Lights! Camera! Aaaaaand...
cue Titano, the Giant Ape! Action!
They're movie references, okay? Marlon Brando? Starred in the then-notorious, now-really-tame 'Last Tango in Paris'? Played Clark's daddy in the Superman flicks, got paid millions for about fourteen minutes of screen time, and got top billing over Reeve and Kidder? Yeah, him.
Fans of the current 'Lord of the Rings' flick should take note: your hero-du-jour Peter Jackson has single-handedly ratcheted the bar for genre film adaptation up a few dozen notches. Jackson did something that almost everyone uniformly agreed would be all but impossible: he delivered a film version of 'Lord of the Rings' that appealed both to fans of the original material and to the wider, non-devoted audience.

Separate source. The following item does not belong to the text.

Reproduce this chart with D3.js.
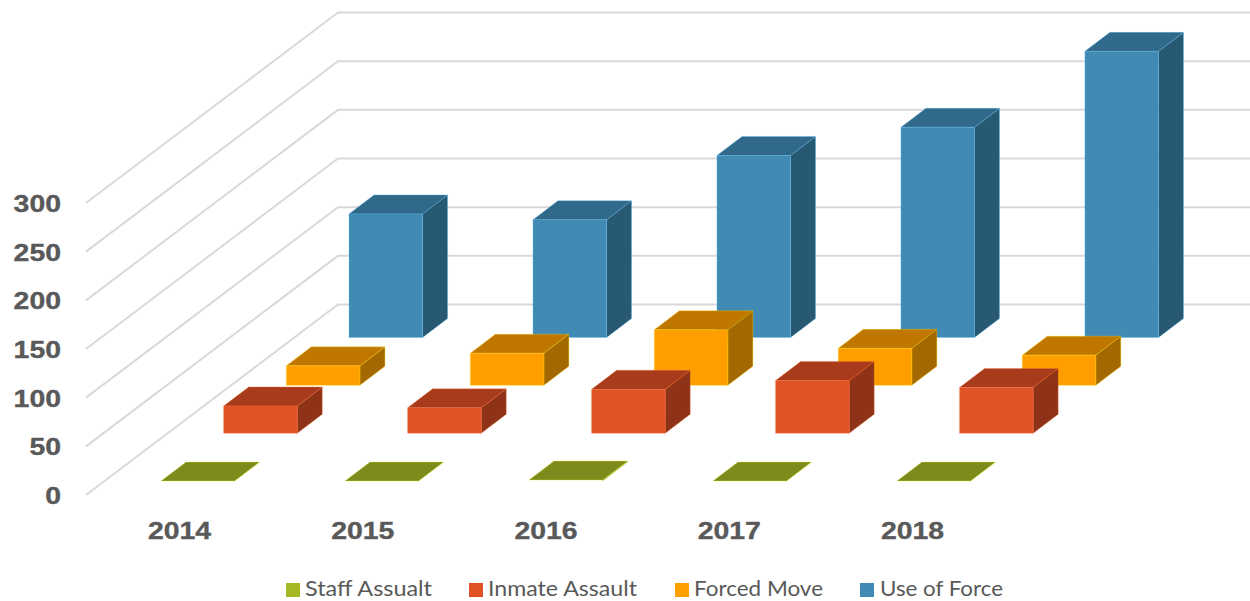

In doing so, Jackson sent us, the movie-going audience, a startling holiday gift, one that I think we had long ago lost sight of: we're entitled to high expectations. No more thinking, "Oh, it's a genre film, and an adaptation at that, so I'm not really expecting anything overly wonderful." That kind of thinking has given way to, "Hey, if that Peter Jackson guy could deliver so incredibly well on something as complicated as Tolkien, on a relatively cheap budget, then that slate of Marvel and DC adaptations had better be damned terrific. You hear me, Raimi?!!"
The news site 'Comics2Film' (http://www.comics2film.com/) currently lists over 460 comic book film and television adaptations in various stages of development. The usual caveats apply: being listed doesn't mean a property has a lock on getting made. They call it Development Hell for a reason.
Screenwriter William Goldman said it best in describing the number one rule about understanding Hollywood: no one knows anything. For all of their demographics studies, focus groups, and track records, the studio suits are all just flying by the seat of their pants, pretending to know *exactly* why things happen the way they do. Right.
So when you wonder why someone greenlighted a film version of 'Nick Fury, Agent of S.H.I.E.L.D.' starring David Hasselhoff, or the 'Generation X' television movie that ran on Fox a few years ago, just remember that the particular someone with the power to okay a project at that time thought it would work.
And got it wrong. It's just one big crapshoot.
I don't want to seem overly cynical - they get it right a lot of the time too. Warners has had an impressive run with their DC-based animated series over the last ten years: Batman, Superman, Batman Beyond, and Justice League. Four for four, all doing well in syndication, with the same core creative teams across the line. That could be where the Warners execs have made their best decision-making: trusting that Paul Dini and his people know their craft. It's a lesson that far too many micro-managers never learn: if you trust your people's own high standards and their collective ability to work up to those standards, you'll wind up with good products.
For years now, though, producers have had an old saw to fall back on when comic-to-film adaptations haven't worked, referring to the difficulty in maintaining the film's appeal to the original fan base (and generating a positive buzz) without shutting out potential audience members who wouldn't be caught dead reading a comic book. Thanks to Peter Jackson, the giant door to the Fortress of Solitude has been slammed shut on that excuse, thanks to his obvious care and devotion to his work.
So when is that Spidey flick opening, anyways?